The record I keep of how many times I've been intimate with my wife
reminds me of how things have changed in our life. Seeing trends go up
and being able to do more of what you enjoy is fantastic. It's easy to
read that as I must be doing everything right. It also makes it easy
to say that I must be doing things wrong when the numbers go down. The
numbers need to be seen in the proper context, but digits on a
spreadsheet don't say very much. They are clear about a very specific
event, but they say nothing about what was going on in every other
part of my life.

This rooted in the past orientation that I've been in for a couple of
years is really an issue of poor data interpretation. I hit a dip in a
few measures and started obsessing over the fact I hit a dip rather
than incorporating that trend into a broader time frame. I never dealt
with anxiety or similar feelings before that January, at least not to
the depth and duration that I hit in January 2020. I had always been
able to engage the problem and move beyond it. I wasn't able to do
that so much in January. I didn't solve my own problems so they kind
of lingered. I accepted the lessons and made some changes in how I
approached work, but the stress and anxiety stuck around. The world
didn't help, but I didn't really help myself either.

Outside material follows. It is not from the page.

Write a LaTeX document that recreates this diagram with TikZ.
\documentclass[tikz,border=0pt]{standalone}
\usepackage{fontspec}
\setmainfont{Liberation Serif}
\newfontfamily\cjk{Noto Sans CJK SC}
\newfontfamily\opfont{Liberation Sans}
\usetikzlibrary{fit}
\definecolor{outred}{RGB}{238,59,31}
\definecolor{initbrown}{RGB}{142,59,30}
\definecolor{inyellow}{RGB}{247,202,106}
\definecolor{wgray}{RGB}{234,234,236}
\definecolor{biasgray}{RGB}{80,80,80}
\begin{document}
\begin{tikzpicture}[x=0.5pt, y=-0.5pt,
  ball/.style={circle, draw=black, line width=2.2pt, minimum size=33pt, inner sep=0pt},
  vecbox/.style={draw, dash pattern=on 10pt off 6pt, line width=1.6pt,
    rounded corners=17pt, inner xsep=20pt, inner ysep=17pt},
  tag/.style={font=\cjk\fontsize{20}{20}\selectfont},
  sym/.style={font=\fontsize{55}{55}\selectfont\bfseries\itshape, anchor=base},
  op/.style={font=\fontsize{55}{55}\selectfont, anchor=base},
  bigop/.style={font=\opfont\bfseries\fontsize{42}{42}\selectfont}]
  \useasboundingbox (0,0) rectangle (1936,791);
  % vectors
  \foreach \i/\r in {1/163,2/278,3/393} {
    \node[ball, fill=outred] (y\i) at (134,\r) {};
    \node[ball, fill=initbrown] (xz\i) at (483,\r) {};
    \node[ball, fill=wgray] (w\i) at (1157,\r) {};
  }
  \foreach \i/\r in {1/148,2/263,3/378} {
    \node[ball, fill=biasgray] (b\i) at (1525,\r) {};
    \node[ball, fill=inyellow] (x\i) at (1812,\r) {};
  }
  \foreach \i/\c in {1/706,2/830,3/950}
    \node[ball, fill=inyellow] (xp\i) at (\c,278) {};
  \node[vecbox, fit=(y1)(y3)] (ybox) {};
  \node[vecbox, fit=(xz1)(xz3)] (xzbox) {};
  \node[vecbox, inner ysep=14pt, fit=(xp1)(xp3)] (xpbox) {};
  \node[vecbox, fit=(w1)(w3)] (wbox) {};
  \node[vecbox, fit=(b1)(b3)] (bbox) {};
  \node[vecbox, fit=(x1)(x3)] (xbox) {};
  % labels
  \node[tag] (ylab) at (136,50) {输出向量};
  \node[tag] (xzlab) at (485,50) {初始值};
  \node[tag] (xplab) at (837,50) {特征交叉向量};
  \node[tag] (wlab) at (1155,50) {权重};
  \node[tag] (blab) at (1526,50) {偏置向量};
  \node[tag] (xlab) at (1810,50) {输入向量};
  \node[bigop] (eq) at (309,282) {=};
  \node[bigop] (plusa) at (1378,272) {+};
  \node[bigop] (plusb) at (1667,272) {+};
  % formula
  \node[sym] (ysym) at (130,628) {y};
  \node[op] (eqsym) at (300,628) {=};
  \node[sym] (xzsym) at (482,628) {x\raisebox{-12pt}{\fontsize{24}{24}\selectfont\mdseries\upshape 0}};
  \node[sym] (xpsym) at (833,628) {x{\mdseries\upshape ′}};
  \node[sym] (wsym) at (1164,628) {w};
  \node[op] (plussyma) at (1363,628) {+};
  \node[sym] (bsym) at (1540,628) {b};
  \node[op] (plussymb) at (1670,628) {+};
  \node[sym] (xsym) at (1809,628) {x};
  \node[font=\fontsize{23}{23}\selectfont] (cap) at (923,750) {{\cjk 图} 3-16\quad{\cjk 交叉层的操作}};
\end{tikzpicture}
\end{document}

Bookshelf Zero keeps me pointed towards my past too. My books have
always been something that I enjoy having around. If I read them
great, if not, that's fine too. I made some choices to buy books in
the past, the choice to read that book was a choice for the future.

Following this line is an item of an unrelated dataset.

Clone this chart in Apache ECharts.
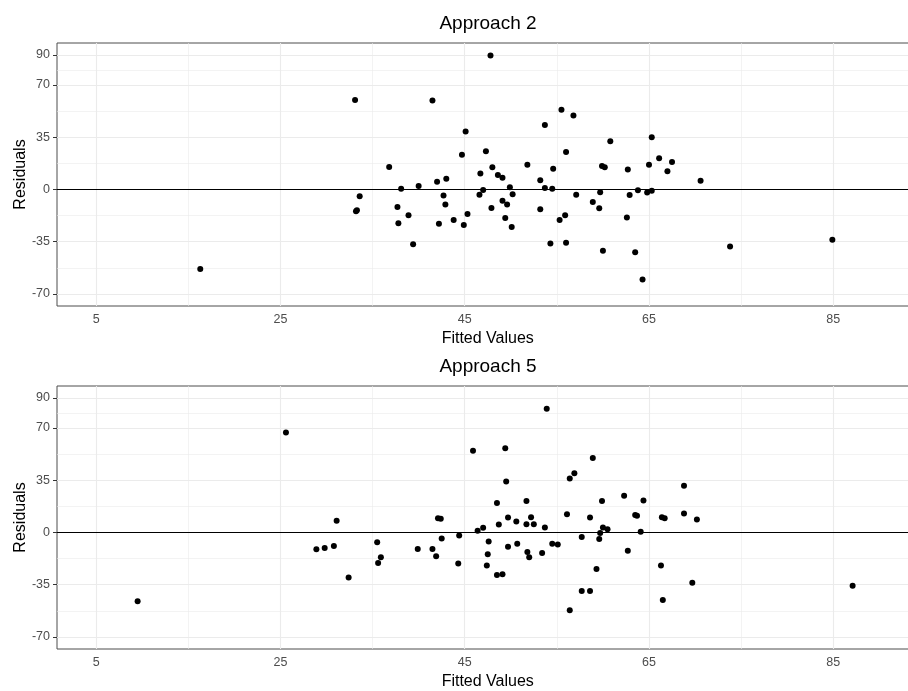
<!DOCTYPE html>
<html>
<head>
<meta charset="utf-8">
<script src="https://cdn.jsdelivr.net/npm/echarts@6/dist/echarts.min.js"></script>
<style>
  html, body { margin: 0; padding: 0; background: #ffffff; }
  #chart { width: 908px; height: 691px; }
</style>
</head>
<body>
<div id="chart"></div>
<script>
// ---- data ----
const panelTitles = ['Approach 2', 'Approach 5'];
const xTickValues = [5, 25, 45, 65, 85];
const yTickValues = [-70, -35, 0, 35, 70, 90];
const xMinorValues = [15, 35, 55, 75];
const yMinorValues = [-52.5, -17.5, 17.5, 52.5, 80];

const fitted2 = [16.3, 33.1, 41.5, 47.8, 33.6, 33.2, 33.3, 36.8, 38.1, 37.7, 37.8, 38.9, 39.4, 40.0,
  42.0, 43.0, 42.7, 42.9, 42.2, 43.8, 44.7, 45.1, 45.3, 44.9, 46.7, 47.3, 46.6, 47.0, 48.0, 48.6,
  49.1, 49.9, 50.2, 49.1, 49.6, 47.9, 49.4, 50.1, 51.8, 53.2, 53.7, 54.5, 54.6, 53.7, 55.5, 56.8,
  56.0, 57.1, 53.2, 55.3, 55.9, 54.3, 56.0, 58.9, 59.7, 59.6, 60.0, 59.9, 60.2, 60.8, 62.7, 62.9,
  62.6, 63.8, 63.5, 64.3, 64.8, 65.3, 65.0, 65.3, 66.1, 67.5, 67.0, 70.6, 73.8, 84.9];
const resid2 = [-53.2, 59.9, 59.6, 89.6, -4.6, -14.6, -14.0, 15.0, 0.5, -11.7, -22.7, -17.3, -36.7, 2.3,
  5.2, 7.2, -4.1, -10.0, -22.9, -20.4, 23.3, 38.7, -16.4, -23.8, 10.6, 25.5, -3.5, -0.3, 14.8, 9.7,
  7.9, 1.4, -3.3, -7.5, -10.0, -12.4, -19.1, -25.1, 16.6, 6.1, 1.0, 0.5, 13.9, 43.2, 53.4, 49.4,
  25.1, -3.5, -13.3, -20.4, -17.3, -36.1, -35.6, -8.4, -1.9, -12.6, -41.0, 15.7, 14.8, 32.2, 13.3, -3.7,
  -18.7, -0.6, -42.1, -60.2, -2.1, -0.8, 16.6, 34.9, 20.8, 18.4, 12.1, 5.9, -38.1, -33.6];

const fitted5 = [9.5, 25.6, 28.9, 29.8, 30.8, 31.1, 32.4, 35.5, 35.9, 35.6, 39.9, 41.5, 41.9, 42.1,
  42.4, 42.5, 44.3, 44.4, 45.9, 46.4, 47.0, 47.6, 47.5, 47.4, 48.5, 48.7, 48.5, 49.1, 49.4, 49.5,
  49.7, 49.7, 50.6, 50.7, 51.7, 51.7, 52.2, 52.5, 51.8, 52.0, 53.4, 53.7, 53.9, 54.5, 55.1, 56.1,
  56.4, 56.9, 56.4, 57.7, 57.7, 58.6, 58.6, 58.9, 59.3, 59.6, 59.7, 60.0, 60.5, 59.9, 62.3, 62.7,
  63.5, 63.7, 64.1, 64.4, 66.3, 66.4, 66.7, 66.5, 68.8, 68.8, 69.7, 70.2, 87.1];
const resid5 = [-46.0, 66.9, -11.3, -10.4, -9.1, 7.8, -30.1, -6.6, -16.6, -20.4, -11.1, -11.1, -15.9, 9.5,
  9.1, -4.0, -20.8, -2.0, 54.6, 1.1, 3.1, -6.0, -14.6, -22.1, 19.7, 5.3, -28.4, -27.9, 56.4, 34.1,
  10.0, -9.5, 7.3, -7.5, 21.0, 5.5, 10.2, 5.5, -13.1, -16.6, -13.7, 3.3, 82.8, -7.5, -8.0, 12.2,
  36.1, 39.6, -52.0, -3.1, -39.2, -39.2, 10.0, 49.8, -24.4, -4.4, -0.4, 3.3, 2.2, 21.0, 24.6, -12.2,
  11.7, 11.1, 0.4, 21.4, -22.1, 10.2, 9.5, -45.2, 31.2, 12.6, -33.7, 8.6, -35.7];

// ---- chart ----
const FONT = '"Liberation Sans", Arial, "DejaVu Sans", sans-serif';
const X_MIN = 0.75, X_MAX = 94.25, Y_MIN = -78, Y_MAX = 98;
const gridTops = [43, 386];
const PANEL_H = 263;

function pairs(xs, ys) { return xs.map((x, i) => [x, ys[i]]); }

const grids = gridTops.map(t => ({
  left: 57, right: -10.5, top: t, height: PANEL_H,
  containLabel: false, outerBoundsMode: 'none',
  show: true, borderColor: '#4d4d4d', borderWidth: 1, backgroundColor: 'transparent'
}));

const xAxes = [0, 1].map(i => ({
  type: 'value', gridIndex: i, min: X_MIN, max: X_MAX,
  name: 'Fitted Values', nameLocation: 'middle', nameGap: 25, nameMoveOverlap: false,
  nameTextStyle: { fontFamily: FONT, fontSize: 16, color: '#000' },
  axisLine: { show: false },
  axisTick: { show: true, length: 4, lineStyle: { color: '#333' }, customValues: xTickValues },
  axisLabel: { fontFamily: FONT, fontSize: 12.5, color: '#4d4d4d', margin: 7, customValues: xTickValues },
  splitLine: { show: false }
}));

const yAxes = [0, 1].map(i => ({
  type: 'value', gridIndex: i, min: Y_MIN, max: Y_MAX,
  name: 'Residuals', nameLocation: 'middle', nameGap: 28, nameRotate: 90, nameMoveOverlap: false,
  nameTextStyle: { fontFamily: FONT, fontSize: 16, color: '#000' },
  axisLine: { show: false },
  axisTick: { show: true, length: 4, lineStyle: { color: '#333' }, customValues: yTickValues },
  axisLabel: { fontFamily: FONT, fontSize: 12.5, color: '#4d4d4d', margin: 7, customValues: yTickValues },
  splitLine: { show: false }
}));

const series = [];
const panels = [pairs(fitted2, resid2), pairs(fitted5, resid5)];
[0, 1].forEach(i => {
  const gridData = [];
  xMinorValues.forEach(v => gridData.push({ xAxis: v, lineStyle: { width: 0.6 } }));
  yMinorValues.forEach(v => gridData.push({ yAxis: v, lineStyle: { width: 0.6 } }));
  xTickValues.forEach(v => gridData.push({ xAxis: v, lineStyle: { width: 1.1 } }));
  yTickValues.forEach(v => gridData.push({ yAxis: v, lineStyle: { width: 1.1 } }));
  series.push({
    type: 'scatter', xAxisIndex: i, yAxisIndex: i, data: [], z: 1, silent: true,
    markLine: {
      z: 1, silent: true, symbol: ['none', 'none'], label: { show: false }, animation: false,
      lineStyle: { color: '#ebebeb', type: 'solid' },
      emphasis: { disabled: true },
      data: gridData
    }
  });
  series.push({
    type: 'scatter', xAxisIndex: i, yAxisIndex: i, z: 3,
    data: panels[i], symbol: 'circle', symbolSize: 6,
    itemStyle: { color: '#000', opacity: 1 },
    markLine: {
      z: 2, silent: true, symbol: ['none', 'none'], label: { show: false }, animation: false,
      lineStyle: { color: '#000', width: 1.1, type: 'solid' },
      data: [{ yAxis: 0 }]
    }
  });
});

const chart = echarts.init(document.getElementById('chart'), null, { renderer: 'canvas' });
chart.setOption({
  animation: false,
  backgroundColor: '#ffffff',
  title: panelTitles.map((t, i) => ({
    text: t, left: 488, top: gridTops[i] - 29, textAlign: 'center', padding: 0,
    textStyle: { fontFamily: FONT, fontSize: 19, fontWeight: 'normal', color: '#000' }
  })),
  grid: grids,
  xAxis: xAxes,
  yAxis: yAxes,
  series: series
});
</script>
</body>
</html>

Bookshelf Zero makes reading all those books a sign of progress. A
year I read more books than I buy is successful while a year in which
I fail to achieve that goal is a failure. That's a 100% self-imposed
performance metric. Should I celebrate reading a book, no matter how
it came to me, or chide myself for reading a book that I just bought
or some book I got from the library rather than clicking another book
off my shelf? There are good reasons for both, but I feel like this is
also a question of data interpretation. It's the story I tell myself
about my reading habit that matters.

I feel like I've kind of built my own emotional prison (a bit
dramatic, but it was the first thing that came to mind). I put myself
here, I have the ability to get myself out. Let's start now. I saw
that a former colleague has a new title. He's in the space where I
used to toil. I felt a small pang that he was having that success that
I'm not, but then I had to ask myself why that matters. I made the
choice to leave that organization. I'm doing something new now. That's
what matters. I need to stop revisiting places where I used to do
things and put my energy on where I am now. I'm building a new life.
I'm sitting outside, by my pool, writing this entry at 11 pm on a
Monday night in December. In short sleeves. And it's super
comfortable. This is what matters now. The fact that Jim is a Team
Lead is great for him, irrelevant to me. I miss my old organization,
but that organization is dead. It's time to look ahead.